I was listening to Senator Brockman before. He said that we need this in order to expand our country—that we need free trade in order to create better living conditions for everyone. But that's not the case. It's not true, because under the Lima declaration of the 1970s we were told to forgo our industries and manufacturing in favour of Third World countries. The whole idea sounded wonderful: we forgo our industries and manufacturing and sell our raw materials to the Third World countries to help them. Yes, it's given them a hand up, but we've actually pulled ourselves down. I am sick and tired of seeing people in this country thrown on the scrap heap, with no jobs to go to. Industries and manufacturing—you cannot keep pushing people onto higher education to get degrees when they don't wish to do so. People need to have the tasks and the work in this country, but too often now we are seeing this work going to foreign nationals—jobs that belong to Australians. I think that what you're doing is disgusting.

Listen to the Labor Party bleat on, especially just before about the royal commission, which is quite interesting. You throw the blame onto the coalition, because they didn't do anything about it. There have been, what, 18 Senate inquiries into it, or maybe even more—it was before my time. The fact is that you have been in government yourself. What did you do about it? Absolutely nothing. You never went on to do these things at all.

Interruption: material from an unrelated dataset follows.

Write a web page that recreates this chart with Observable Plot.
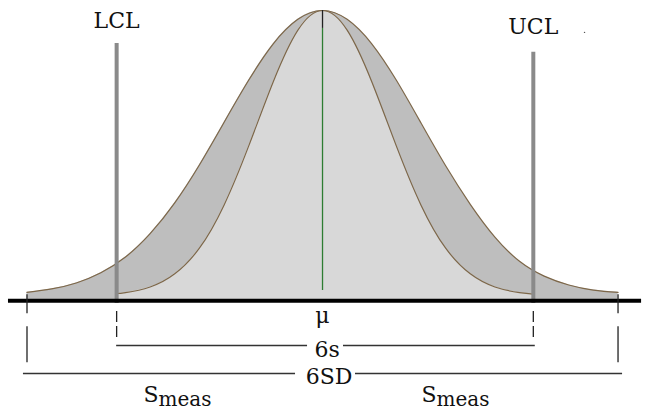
<!DOCTYPE html>
<html><head><meta charset="utf-8">
<script src="https://cdn.jsdelivr.net/npm/d3@7"></script>
<script src="https://cdn.jsdelivr.net/npm/@observablehq/plot@0.6"></script>
<style>html,body{margin:0;padding:0;background:#fff;overflow:hidden} #chart svg{display:block}</style>
</head><body><div id="chart"></div>
<script>
// ---- Data (x in units of total measurement SD, mean = 0; heights relative to peak) ----
const wideX = [-3, -2.75, -2.5, -2.25, -2, -1.75, -1.5, -1.25, -1, -0.75, -0.5, -0.25, 0, 0.25, 0.5, 0.75, 1, 1.25, 1.5, 1.75, 2, 2.25, 2.5, 2.75, 3];
const wideH = [0.011, 0.023, 0.044, 0.08, 0.135, 0.217, 0.325, 0.458, 0.607, 0.755, 0.883, 0.969, 1, 0.969, 0.883, 0.755, 0.605, 0.455, 0.32, 0.205, 0.12, 0.068, 0.037, 0.019, 0.011];
const narrowX = [-2.09, -2, -1.75, -1.5, -1.25, -1, -0.75, -0.5, -0.25, 0, 0.25, 0.5, 0.75, 1, 1.25, 1.5, 1.75, 2, 2.14];
const narrowH = [0.007, 0.01, 0.03, 0.076, 0.166, 0.317, 0.524, 0.75, 0.931, 1, 0.931, 0.75, 0.524, 0.317, 0.166, 0.076, 0.03, 0.01, 0.005];
const mu = 0;
const limitNames = ["LCL", "UCL"];
const limitX = [-2.09, 2.14];      // LCL, UCL (= mean ± 3s)
const spreadX = [-3, 3];           // mean ± 3SD
const centerLabel = "μ";
const narrowLabel = "6s";
const wideLabel = "6SD";
const measMain = "S";
const measSub = "meas";

// ---- Layout / style ----
const wide = wideX.map((x, i) => ({x, h: wideH[i]}));
const narrow = narrowX.map((x, i) => ({x, h: narrowH[i]}));
const base = -0.0186;
const font = "DejaVu Serif";
const ink = "#111";
const curveStroke = "#7d6749";
const dimStroke = "#333";
const limitTop = [0.884, 0.853];
const limitLabelY = [0.937, 0.916];
const yMu = -0.098, y6s = -0.1754, y6sText = -0.2175, y6SD = -0.2737, y6SDText = -0.309;
const ySmeas = -0.372, ySub = -0.389;
const smeasLeft = [-1.817, 1.005];
const subOffset = 0.152;

const chart = Plot.plot({
  width: 646, height: 414, margin: 0,
  x: {domain: [-3.269, 3.289], axis: null},
  y: {domain: [-0.4175, 1.035], axis: null},
  style: {background: "#fff", overflow: "visible"},
  marks: [
    Plot.areaY(wide, {x: "x", y1: base, y2: "h", fill: "#bebebe", curve: "natural"}),
    Plot.areaY(narrow, {x: "x", y1: base, y2: "h", fill: "#d8d8d8", curve: "natural"}),
    Plot.line(wide, {x: "x", y: "h", stroke: curveStroke, strokeWidth: 1.2, curve: "natural"}),
    Plot.line(narrow, {x: "x", y: "h", stroke: curveStroke, strokeWidth: 1.2, curve: "natural"}),
    // mean line
    Plot.ruleX([mu], {y1: 0.0175, y2: 0.937, stroke: "#2e7d32", strokeWidth: 1.3}),
    Plot.ruleX([mu], {y1: 0.937, y2: 1, stroke: "#222", strokeWidth: 1.3}),
    // control limits
    Plot.ruleX(limitX, {y1: -0.028, y2: (d, i) => limitTop[i], stroke: "#8a8a8a", strokeWidth: 4}),
    Plot.text(limitNames, {x: (d, i) => limitX[i], y: (d, i) => limitLabelY[i], text: d => d,
      fontFamily: font, fontSize: 22, fill: ink, lineAnchor: "bottom", textAnchor: "middle"}),
    Plot.dot([2.66], {x: d => d, y: 0.923, r: 0.7, fill: "#555"}),
    // baseline
    Plot.ruleY([base], {x1: -3.188, x2: 3.239, stroke: "#000", strokeWidth: 4}),
    // dimension ticks
    Plot.ruleX(spreadX, {y1: 0.003, y2: -0.26, stroke: "#222", strokeWidth: 1.3, strokeDasharray: "19,13,36,12,2"}),
    Plot.ruleX(limitX, {y1: -0.056, y2: -0.151, stroke: "#222", strokeWidth: 1.3, strokeDasharray: "11,4"}),
    // 6s dimension line
    Plot.ruleY([y6s], {x1: limitX[0], x2: -0.152, stroke: dimStroke, strokeWidth: 1.4}),
    Plot.ruleY([y6s], {x1: 0.213, x2: limitX[1] + 0.02, stroke: dimStroke, strokeWidth: 1.4}),
    // 6SD dimension line
    Plot.ruleY([y6SD], {x1: spreadX[0] - 0.036, x2: -0.274, stroke: dimStroke, strokeWidth: 1.4}),
    Plot.ruleY([y6SD], {x1: 0.335, x2: spreadX[1] + 0.046, stroke: dimStroke, strokeWidth: 1.4}),
    // labels
    Plot.text([centerLabel], {x: mu, y: yMu, text: d => d, fontFamily: font, fontSize: 22, fill: ink, lineAnchor: "bottom", textAnchor: "middle"}),
    Plot.text([narrowLabel], {x: 0.046, y: y6sText, text: d => d, fontFamily: font, fontSize: 22, fill: ink, lineAnchor: "bottom", textAnchor: "middle"}),
    Plot.text([wideLabel], {x: 0.066, y: y6SDText, text: d => d, fontFamily: font, fontSize: 22, fill: ink, lineAnchor: "bottom", textAnchor: "middle"}),
    Plot.text(smeasLeft, {x: d => d, y: ySmeas, text: () => measMain, fontFamily: font, fontSize: 22, fill: ink, lineAnchor: "bottom", textAnchor: "start"}),
    Plot.text(smeasLeft, {x: d => d + subOffset, y: ySub, text: () => measSub, fontFamily: font, fontSize: 20, fill: ink, lineAnchor: "bottom", textAnchor: "start"})
  ]
});
document.getElementById("chart").appendChild(chart);
</script>
</body></html>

Getting back to free trade—I can't speak for Senator Patrick on this—our main concern is jobs for Australians. We want to see manufacturing industry back here to give Australian workers the opportunity to have jobs. We've got it all here. We have the resources, we have the materials and we have the skills, yet you do everything you possibly can to allow in cheap products from overseas. Your free trade agreements have taken the tariffs off, which means that you have allowed these cheap products to come in here—the throwaways—which will cost Australians more in the long run, and at the detriment of lost jobs. And you say it's better for the economy! That is why our welfare system now costs approximately 42 per cent of our revenue. That's how much we pay out through Centrelink—42 per cent of our revenue. It absolutely disgusts me that it's as high as that.

Like Senator Patrick from the Centre Alliance, One Nation will not support the TPP-11 if it has the proviso in it—the coalition government, especially, has waived labour market testing. I've had a lot of complaints from people who are very concerned about it. The labour market testing exemption is another thing Labor has agreed to. Labor can actually put a stop to this if they want to, because they have the numbers now, with One Nation and the Centre Alliance, to stop this deal and fight for the workers of this country. You know that your union mates don't want you to pass this.

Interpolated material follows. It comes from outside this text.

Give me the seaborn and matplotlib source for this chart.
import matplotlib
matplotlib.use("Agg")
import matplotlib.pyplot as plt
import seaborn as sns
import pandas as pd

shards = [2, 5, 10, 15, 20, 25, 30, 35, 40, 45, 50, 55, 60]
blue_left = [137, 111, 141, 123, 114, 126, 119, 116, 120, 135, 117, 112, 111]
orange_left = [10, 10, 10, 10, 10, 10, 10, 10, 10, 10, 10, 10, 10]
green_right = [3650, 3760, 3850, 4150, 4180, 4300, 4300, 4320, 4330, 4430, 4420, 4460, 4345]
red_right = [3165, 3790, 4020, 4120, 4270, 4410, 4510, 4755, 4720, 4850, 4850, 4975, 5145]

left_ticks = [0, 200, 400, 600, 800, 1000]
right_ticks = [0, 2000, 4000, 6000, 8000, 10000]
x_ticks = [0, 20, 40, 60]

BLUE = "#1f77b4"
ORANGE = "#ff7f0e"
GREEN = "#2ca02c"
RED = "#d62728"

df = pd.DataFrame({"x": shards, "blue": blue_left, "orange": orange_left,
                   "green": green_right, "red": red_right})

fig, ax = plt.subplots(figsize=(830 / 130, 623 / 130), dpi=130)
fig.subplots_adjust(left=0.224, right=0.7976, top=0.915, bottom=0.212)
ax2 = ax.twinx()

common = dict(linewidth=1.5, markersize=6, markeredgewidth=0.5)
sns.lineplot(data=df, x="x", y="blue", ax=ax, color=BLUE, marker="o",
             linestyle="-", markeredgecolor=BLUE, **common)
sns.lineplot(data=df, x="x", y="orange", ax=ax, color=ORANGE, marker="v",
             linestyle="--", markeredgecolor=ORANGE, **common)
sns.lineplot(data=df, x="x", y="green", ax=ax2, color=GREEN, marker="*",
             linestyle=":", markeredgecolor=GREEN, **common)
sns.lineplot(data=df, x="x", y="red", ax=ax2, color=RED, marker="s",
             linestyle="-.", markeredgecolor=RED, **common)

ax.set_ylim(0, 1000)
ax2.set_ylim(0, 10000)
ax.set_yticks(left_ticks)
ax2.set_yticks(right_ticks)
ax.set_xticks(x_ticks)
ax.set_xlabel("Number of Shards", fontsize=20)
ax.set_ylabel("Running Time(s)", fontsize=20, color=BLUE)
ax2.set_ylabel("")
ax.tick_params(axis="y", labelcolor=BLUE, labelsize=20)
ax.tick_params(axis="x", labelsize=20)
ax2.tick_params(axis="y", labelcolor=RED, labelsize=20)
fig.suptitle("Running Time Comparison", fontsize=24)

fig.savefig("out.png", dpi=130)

You're supposed to stand up for the blue-collar workers. You haven't done it and you never will do it. You're in this place and you don't give a damn about those people because you actually have your jobs and you're not worrying about the people out there you're supposed to be representing. I'm sick of hearing the rhetoric and the hypocritical comments that I hear in this place. Stand up for the workers in this country because, if you don't, you're going to get more crossbenchers in here that will fight for the Australian people.